Welcome to the course website for MUSA 550, Geospatial Data Science in Python, taught at the University of Pennsylvania in fall 2022.

Course Description

This course will provide students with the knowledge and tools to turn data into meaningful insights, with a focus on real-world case studies in the urban planning and public policy realm. Focusing on the latest Python software tools, the course will outline the “pipeline” approach to data science. It will teach students the tools to gather, visualize, and analyze datasets, providing the skills to effectively explore large datasets and transform results into understandable and compelling narratives. The course is organized into five main sections:

  1. Exploratory Data Science: Students will be introduced to the main tools needed to get started analyzing and visualizing data using Python.
  2. Introduction to Geospatial Data Science: Building on the previous set of tools, this module will teach students how to work with geospatial datasets using a range of modern Python toolkits.
  3. Data Ingestion & Big Data: Students will learn how to collect new data through web scraping and APIs, as well as how to work effectively with the large datasets often encountered in real-world applications.
  4. Geospatial Data Science in the Wild: Armed with the necessary data science tools, students will be introduced to a range of advanced analytic and machine learning techniques using a number of innovative examples from modern researchers.
  5. From Exploration to Storytelling: The final module will teach students to present their analysis results using web-based formats to transform their insights into interactive stories.

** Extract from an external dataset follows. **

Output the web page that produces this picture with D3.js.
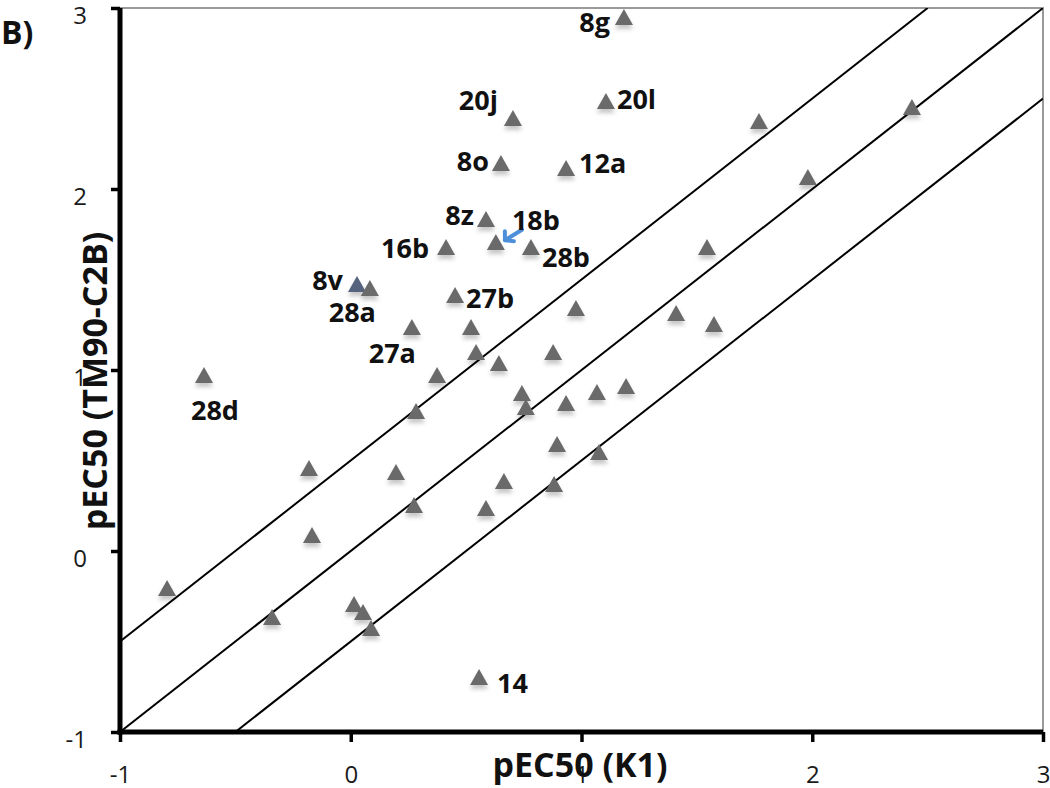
<!DOCTYPE html>
<html>
<head>
<meta charset="utf-8">
<script src="https://cdn.jsdelivr.net/npm/d3@7"></script>
<style>
    body { margin: 0; background: #fff; }
    svg { display: block; }
</style>
</head>
<body>
<div id="chart"></div>
<script>
// data: pEC50 on K1 (x) vs TM90-C2B (y)
const names = [
    "8g", "20l", "20j", "8o", "12a", "8z", "16b", "18b", "28b", "8v",
    "28a", "27b", "27a", "", "", "", "28d", "", "", "",
    "", "", "", "", "", "", "", "", "", "",
    "", "", "", "", "", "", "", "", "", "",
    "", "", "", "", "", "", "14"
];
const k1 = [
    1.184, 1.106, 0.703, 0.651, 0.933, 0.586, 0.413, 0.629, 0.781, 0.027,
    0.083, 0.452, 0.265, 0.521, 0.543, 0.374, -0.636, 0.283, -0.181, 0.196,
    0.274, -0.168, 0.586, 0.976, 0.642, 0.877, 0.742, 0.759, 0.933, 1.067,
    1.193, 1.410, 1.574, 1.544, 0.894, 1.076, 0.664, 0.881, 1.769, 2.432,
    1.981, -0.796, -0.341, 0.014, 0.053, 0.088, 0.556
];
const tm90 = [
    2.950, 2.486, 2.392, 2.144, 2.116, 1.834, 1.680, 1.707, 1.680, 1.475,
    1.453, 1.414, 1.238, 1.238, 1.099, 0.972, 0.972, 0.773, 0.459, 0.436,
    0.254, 0.088, 0.238, 1.343, 1.039, 1.099, 0.873, 0.796, 0.818, 0.878,
    0.912, 1.315, 1.254, 1.680, 0.591, 0.547, 0.387, 0.370, 2.376, 2.453,
    2.066, -0.204, -0.365, -0.293, -0.337, -0.425, -0.696
];
const refOffsets = [0.5, 0, -0.5];   // y = x + offset
const tickValues = [-1, 0, 1, 2, 3];
// the little blue arrow near 18b (from, to)
const arrowFrom = [0.742, 1.775];
const arrowTo = [0.668, 1.717];

const data = k1.map((v, i) => ({ x: v, y: tm90[i], name: names[i] }));

// label placement around the marker
const labelPos = {
    "8g": { anchor: "end", dx: -14, dy: 15 },
    "20l": { anchor: "start", dx: 11, dy: 8 },
    "20j": { anchor: "end", dx: -15, dy: -8 },
    "8o": { anchor: "end", dx: -12, dy: 8 },
    "12a": { anchor: "start", dx: 13, dy: 5 },
    "8z": { anchor: "end", dx: -12, dy: 6 },
    "18b": { anchor: "start", dx: 16, dy: -12 },
    "16b": { anchor: "end", dx: -17, dy: 11 },
    "28b": { anchor: "start", dx: 11, dy: 20 },
    "8v": { anchor: "end", dx: -14, dy: 6 },
    "28a": { anchor: "end", dx: 6, dy: 34 },
    "27b": { anchor: "start", dx: 11, dy: 13 },
    "27a": { anchor: "end", dx: 4, dy: 36 },
    "28d": { anchor: "start", dx: -13, dy: 45 },
    "14": { anchor: "start", dx: 18, dy: 16 },
};

const width = 1050;
const height = 788;
const marginTop = 8;
const marginRight = 7;
const marginBottom = 56;
const marginLeft = 120;

const x = d3.scaleLinear().domain([-1, 3]).range([marginLeft, width - marginRight]);
const y = d3.scaleLinear().domain([-1, 3]).range([height - marginBottom, marginTop]);

const svg = d3.select("#chart")
    .append("svg")
    .attr("width", width)
    .attr("height", height)
    .style("font-family", "'Open Sans', sans-serif");

const defs = svg.append("defs");
defs.append("clipPath")
    .attr("id", "plotClip")
    .append("rect")
    .attr("x", x(-1))
    .attr("y", y(3))
    .attr("width", x(3) - x(-1))
    .attr("height", y(-1) - y(3));

const shadow = defs.append("filter")
    .attr("id", "shadow")
    .attr("x", "-50%").attr("y", "-50%")
    .attr("width", "200%").attr("height", "200%");
shadow.append("feDropShadow")
    .attr("dx", 0)
    .attr("dy", 4)
    .attr("stdDeviation", 2)
    .attr("flood-color", "#000")
    .attr("flood-opacity", 0.22);

// top and right frame (grey)
svg.append("path")
    .attr("d", `M${x(-1)},${y(3)}H${x(3)}V${y(-1)}`)
    .attr("fill", "none")
    .attr("stroke", "#9a9a9a")
    .attr("stroke-width", 2);

// reference lines
svg.append("g")
    .attr("clip-path", "url(#plotClip)")
    .selectAll("line")
    .data(refOffsets)
    .join("line")
    .attr("x1", (d) => x(Math.max(-1, -1 - d)))
    .attr("y1", (d) => y(Math.max(-1, -1 - d) + d))
    .attr("x2", (d) => x(Math.min(3, 3 - d)))
    .attr("y2", (d) => y(Math.min(3, 3 - d) + d))
    .attr("stroke", "#000")
    .attr("stroke-width", 2);

// axes
const fmt = (d) => String(d);

const gx = svg.append("g")
    .attr("transform", `translate(0,${y(-1)})`)
    .call(d3.axisBottom(x).tickValues(tickValues).tickFormat(fmt).tickSize(10).tickSizeOuter(0).tickPadding(24));
const gy = svg.append("g")
    .attr("transform", `translate(${x(-1)},0)`)
    .call(d3.axisLeft(y).tickValues(tickValues).tickFormat(fmt).tickSize(9).tickSizeOuter(0).tickPadding(24));

for (const g of [gx, gy]) {
    g.attr("font-size", 24).attr("font-family", "'Open Sans', sans-serif");
    g.select(".domain").attr("stroke", "#000").attr("stroke-width", 5);
    g.selectAll(".tick line").attr("stroke", "#000").attr("stroke-width", 3.5);
    g.selectAll(".tick text")
        .attr("fill", "#1a1a1a")
        .style("font-size", "24px");
}
gy.selectAll(".tick text").attr("dy", "0.66em");
gx.select(".domain").attr("d", `M${x(-1) - 2.5},0H${x(3)}`);
gy.select(".domain").attr("d", `M0,${y(3)}V${y(-1) + 2.5}`);

// markers
const tri = (w, h) => `M0,${-h / 2}L${w / 2},${h / 2}L${-w / 2},${h / 2}Z`;

svg.append("g")
    .selectAll("path")
    .data(data)
    .join("path")
    .attr("transform", (d) => `translate(${x(d.x)},${y(d.y)})`)
    .attr("d", tri(18, 16))
    .attr("fill", (d) => (d.name === "8v" ? "#56647e" : "#6a6a6a"))
    .attr("filter", "url(#shadow)");

// blue arrow
svg.append("path")
    .attr("d", () => {
        const x0 = x(arrowFrom[0]), y0 = y(arrowFrom[1]);
        const x1 = x(arrowTo[0]), y1 = y(arrowTo[1]);
        return `M${x0},${y0}L${x1},${y1}M${x1},${y1}l0,-9M${x1},${y1}l9,1`;
    })
    .attr("fill", "none")
    .attr("stroke", "#4d8fd8")
    .attr("stroke-width", 4)
    .attr("stroke-linecap", "round");

// point labels
svg.append("g")
    .selectAll("text")
    .data(data.filter((d) => d.name !== ""))
    .join("text")
    .attr("x", (d) => x(d.x) + labelPos[d.name].dx)
    .attr("y", (d) => y(d.y) + labelPos[d.name].dy)
    .attr("text-anchor", (d) => labelPos[d.name].anchor)
    .attr("font-size", 27)
    .attr("font-weight", "bold")
    .attr("fill", "#111")
    .text((d) => d.name);

// axis titles
svg.append("text")
    .attr("x", 580)
    .attr("y", 777)
    .attr("text-anchor", "middle")
    .attr("font-size", 34)
    .attr("font-weight", "bold")
    .attr("fill", "#111")
    .text("pEC50 (K1)");

svg.append("text")
    .attr("transform", `translate(107,381) rotate(-90)`)
    .attr("text-anchor", "middle")
    .attr("font-size", 34)
    .attr("font-weight", "bold")
    .attr("fill", "#111")
    .text("pEC50 (TM90-C2B)");

// panel letter
svg.append("text")
    .attr("x", 1)
    .attr("y", 44)
    .attr("font-size", 32)
    .attr("font-weight", "bold")
    .attr("fill", "#111")
    .text("B)");
</script>
</body>
</html>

Schedule & Course Materials

  • Schedule is tentative; lectures & assignment dates are subject to change.
  • Weekly course materials are stored in individual repositories on Github — available via the icons below.
  • Lecture slides are distributed as Jupyter notebooks, which are self-contained, executable Python documents.
  • Fully interactive and executable versions of the lecture slides are available via the buttons. This will launch the notebooks in a temporary cloud environment. Note that because the computing platform is temporary (and provided for free!), the cloud environment will be deleted and you will need to create a fresh version after an extended time of inactivity (~20 minutes or so).
  • Static, non-interactive versions of the lecture slides are available via the buttons.
Week Github Topic Date Interactive Slides Static Slides Homework
1 Exploratory Data Science in Python 08/31 (Wed)
09/07 (Wed) Assign HW #1 (required)
2 Data Visualization Fundamentals 09/12 (Mon)
09/14 (Wed)
3 Geospatial Data Analysis and GeoPandas 09/19 (Mon) Assign HW #2 (required)
09/21 (Wed)
4 More Interactive Data Viz, Working with Raster Datasets 09/26 (Mon)
09/28 (Wed)
5 Getting Data Part 1: Working with APIs 10/03 (Mon) Assign HW #3 (required)
10/05 (Wed)
6 Getting Data Part 2: Web Scraping 10/10 (Mon)
10/12 (Wed)
7 Analyzing and Visualizing Large Datasets 10/18 (Mon) Assign HW #4 (optional)
10/19 (Wed)
8 Case Study: Advanced Raster Analysis 10/24 (Mon)
10/26 (Wed)
9 Case Study: OpenStreetMap, Urban Networks, and Interactive Web Maps 10/31 (Mon) Assign HW #5 (optional)
11/02 (Wed)
10 Case Study: Clustering Analysis in Python 11/07 (Mon)
11/09 (Wed) Assign HW #6 (optional)
11 Predictive Modeling Part 1: Home Prices in Philadelphia 11/14 (Mon)
11/16 (Wed)
12 Predictive Modeling Part 2: Space/time Rideshare Demand 11/21 (Mon)
11/28 (Mon) Assign HW #7 (required)
13 From Notebooks to the Web: Github Pages, Web Servers, and Dash 11/30 (Wed)
12/05 (Mon)
14 From Notebooks to the Web: Dashboarding with Panel and the HoloViz Ecosystem 12/07 (Wed) Final project proposal due
12/12 (Mon)

Note: The schedule for lectures and assignments is tentative and subject to change.